Camden Town

Ce que je préfère à la station de métro de Camden Town, c’est l’escalier roulant, si plongeant qu’il me faut m’accrocher à la rampe pour ne pas tomber, si long qu’il me faut fixer à intervalle régulière mes pieds pour ne pas perdre le sens de l’horizontalité. Même après quatre mois à Camden, je m’étonne encore devant les pendulaires habitués de niveau 4 ou 5, qui eux, passent sans effort. Ils me font un peu penser à un mauvais film coréen, ils ne prennent même pas le temps de s’étonner devant l’affiche de la comédie musicale du Roi Lion. En un sens, je peux comprendre, non en faite, je ne comprends pas. Moi je suis au niveau 2 je dirai et je m’y plais. Niveau 1 est le touriste de base qui ne comprend pas pourquoi la Northern Line se sépare à Camden. C’est vrai, pourquoi ne pas avoir nommé deux lignes distinctement au lieu de laisser les touristes s’intriguer devant le panneau lumineux? 

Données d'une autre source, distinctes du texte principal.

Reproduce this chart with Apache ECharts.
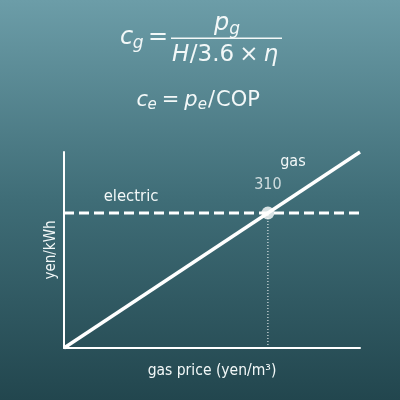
<!DOCTYPE html>
<html><head><meta charset="utf-8">
<script src="https://cdn.jsdelivr.net/npm/echarts@6/dist/echarts.min.js"></script>
<style>html,body{margin:0;padding:0;background:#3d6c76}#c{width:400px;height:400px}</style>
</head><body><div id="c"></div>
<script>
// ---- data ----
const gasPrice = [0, 450];            // yen/m3 (x range of the gas cost line)
const gasCost = [0, 45];              // yen/kWh at those prices
const elecCost = 31;                  // yen/kWh (flat)
const breakEvenPrice = 310;           // yen/m3
const xAxisName = 'gas price (yen/m³)';
const yAxisName = 'yen/kWh';
const seriesNames = ['gas', 'electric'];

const BASE = 'DejaVu Sans';
const W = '#ffffff';
const TXT = '#f3f8f8';

const cv = document.createElement('canvas').getContext('2d');
function mw(font, s) { cv.font = font; return cv.measureText(s).width; }
const hasCond = Math.abs(mw('40px "DejaVu Sans Condensed", monospace', 'electric gas') -
                         mw('40px "DejaVu Sans", monospace', 'electric gas')) > 1 &&
                Math.abs(mw('40px "DejaVu Sans Condensed", monospace', 'electric gas') -
                         mw('40px monospace', 'electric gas')) > 1;
const LF = hasCond ? 'DejaVu Sans Condensed' : BASE;
const LS = hasCond ? 1 : 0.9;   // label size factor

function fontStr(size, it) { return (it ? 'italic ' : '') + size + 'px "' + BASE + '"'; }

// sequential math-like layout: items {s, size, it, dy, pre}
function layout(items, startX, baseline, center) {
  let w = 0;
  items.forEach(o => { w += (o.pre || 0) + mw(fontStr(o.size, o.it), o.s); });
  let x = center ? startX - w / 2 : startX;
  const out = [];
  items.forEach(o => {
    x += (o.pre || 0);
    out.push({type: 'text', x: x, y: baseline + (o.dy || 0) - 0.33 * o.size, silent: true,
      style: {text: o.s, fill: TXT, font: fontStr(o.size, o.it), textAlign: 'left', textVerticalAlign: 'middle'}});
    x += mw(fontStr(o.size, o.it), o.s);
  });
  return out;
}

const graphic = [].concat(
  layout([{s: 'c', size: 24, it: 1}, {s: 'g', size: 17, it: 1, dy: 3, pre: -0.5}, {s: '=', size: 24, pre: 4.5}], 120, 46),
  [{type: 'rect', silent: true, shape: {x: 171, y: 37.6, width: 111, height: 1.5}, style: {fill: TXT}}],
  layout([{s: 'p', size: 24, it: 1}, {s: 'g', size: 17, it: 1, dy: 3.5}], 227, 31.5, true),
  layout([{s: 'H', size: 23, it: 1}, {s: '/3.6', size: 23, pre: 0.5}, {s: '×', size: 23, pre: 5}, {s: 'η', size: 23, it: 1, pre: 5}], 225, 63, true),
  layout([{s: 'c', size: 21, it: 1}, {s: 'e', size: 15, it: 1, dy: 3, pre: -0.5}, {s: '=', size: 21, pre: 5},
          {s: 'p', size: 21, it: 1, pre: 5}, {s: 'e', size: 15, it: 1, dy: 3}, {s: '/', size: 21, pre: 1}, {s: 'COP', size: 21, pre: 1}], 136.5, 107)
);

const chart = echarts.init(document.getElementById('c'), null, {renderer: 'canvas'});
chart.setOption({
  animation: false,
  backgroundColor: {type: 'linear', x: 0, y: 0, x2: 0, y2: 1,
    colorStops: [{offset: 0, color: '#6c9da8'}, {offset: 0.5, color: '#3f6d77'}, {offset: 1, color: '#22464e'}]},
  grid: {left: 64, right: 40, top: 152, bottom: 52, containLabel: false},
  xAxis: {
    type: 'value', min: gasPrice[0], max: gasPrice[1],
    name: xAxisName, nameLocation: 'middle', nameGap: 15,
    nameTextStyle: {color: TXT, fontFamily: LF, fontSize: 15.5 * LS},
    axisLine: {show: true, lineStyle: {color: W, width: 2}},
    axisTick: {show: false}, axisLabel: {show: false}, splitLine: {show: false}
  },
  yAxis: {
    type: 'value', min: gasCost[0], max: gasCost[1],
    name: yAxisName, nameLocation: 'middle', nameGap: 5,
    nameTextStyle: {color: TXT, fontFamily: LF, fontSize: 15 * LS},
    axisLine: {show: true, lineStyle: {color: W, width: 2}},
    axisTick: {show: false}, axisLabel: {show: false}, splitLine: {show: false}
  },
  series: [
    {
      name: seriesNames[0], type: 'line', showSymbol: false, symbol: 'none',
      data: [[gasPrice[0], gasCost[0]], [gasPrice[1], gasCost[1]]],
      lineStyle: {color: W, width: 3.4}, z: 5,
      markPoint: {symbol: 'circle', symbolSize: 0, silent: true,
        data: [{coord: [380, 38], label: {show: true, formatter: seriesNames[0], color: TXT, fontFamily: LF, fontSize: 16 * LS, offset: [-21, -21]}}]}
    },
    {
      name: seriesNames[1], type: 'line', showSymbol: false, symbol: 'none',
      data: [[gasPrice[0], elecCost], [gasPrice[1], elecCost]],
      lineStyle: {color: W, width: 3, type: [10, 5]}, z: 4,
      markPoint: {symbol: 'circle', symbolSize: 0, silent: true,
        data: [{coord: [102, elecCost], label: {show: true, formatter: seriesNames[1], color: TXT, fontFamily: LF, fontSize: 16.5 * LS, offset: [0, -16]}}]}
    },
    {
      type: 'line', showSymbol: false, symbol: 'none',
      data: [[breakEvenPrice, 0], [breakEvenPrice, elecCost]],
      lineStyle: {color: W, width: 1, type: [1, 2]}, z: 3
    },
    {
      type: 'scatter', symbol: 'circle', symbolSize: 13,
      data: [[breakEvenPrice, elecCost]],
      itemStyle: {color: W}, z: 6,
      label: {show: true, position: 'top', distance: 14, formatter: String(breakEvenPrice), color: TXT, fontFamily: LF, fontSize: 16 * LS}
    }
  ],
  graphic: graphic
});
</script></body></html>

L’autre chose que j’aime, c’est le flot continu de la foule qui s’échappe de la station, comme si dans les tunnels souterrains on produisait des êtres humains. J’ai beau m’imaginer que si différentes rames se suivent à relativement courtes intervalles et qu’elles prennent un temps relativement plus long à se vider de leurs passagers qui eux marchent relativement vite, on arrive à l’illusion presque parfaite d’un fleuve humain qui diverge ensuite et se disperse en courants contraires tout au long des rues rock’n’roll de Camden. 

Je m’étonnerai toujours après la déconcertante simplicité de la station de Camden du postmodernisme complet qui te frappe à la surface. Avant de valider ta Oyster Card tu dois choisir la sortie. Très loins des 5 ou 6 sorties de Westminster ou Leicester Square, le dilemme reste néanmoins présent. Soit je prends gauche je remonte Camden Road pour rentrer sagement à la maison. Ou je craque et je prends droite je longe Camden High Street et je me faufile discrètement dans le Camden market le long des Lock. A ce moment là je remonte le col de mon manteau et je slalome entre les couples grunge vivant dans le voisinage. Il y a de tout dans le marché de Camden ; des gamins affichant - plutôt ironiquement - leur T-Shirt " I (heart) London ", des touristes - français à l’habitude - qui s’efforcent de créer un dialogue avec les vendeurs des stands de nourriture chinoise, des pures londoniens qui, ayant quitté le chic South Kensington discrètement, viennent le temps d’une balade admirer la décadence. Un peu comme on rentre la tête basse dans les red-light district d’Amsterdam - en espérant ne pas y être vu. Moi je fais mon tour, sans grande conviction, cela reste du capitalisme de masse et depuis que je suis à SOAS, je suis redevenue communiste. 

Lorsque je repointe ma tête dehors je ne manque jamais de « presque mourir » sous un taxi londonien. Les voitures à Londres font parties intégrante de la ville. Ici il ne s’agit pas d’attendre du feu qu’il tourne au vert, cela, on le laisse aux français précédemment cités, et en général à tous ces idiots qui ne savent pas de quel côté regarder avant de foncer, tête baissée entre les klaxons. Le trafic, ici, est une prédation, une chasse croisée ou personne ne chasse rien d’autre que son temps et poursuit sa route sans trop se soucier des carcasses qu’il laisserait derrière lui. Mais tout cela, bien sûr, dans une relative politesse et une incroyable discipline qui caractérise nos amis les British. J’éviterai encore quelque flyers que des jeunes essoré par le flux de touriste tenteront de me refiler puis je sauterai, par flemmardise dans un 241 pour sortir pile devant Manston. Je vous ai dit que j’aimais Londres ? Et le plus beau dans tout ça, c’est qu’il n’y a au fond aucune contradiction, aucune incohérence, on pourrai vivre sa vie comme un voyage en métro, en comptant les arrêts, c’est plus rapide, plus efficace et moins dangereux.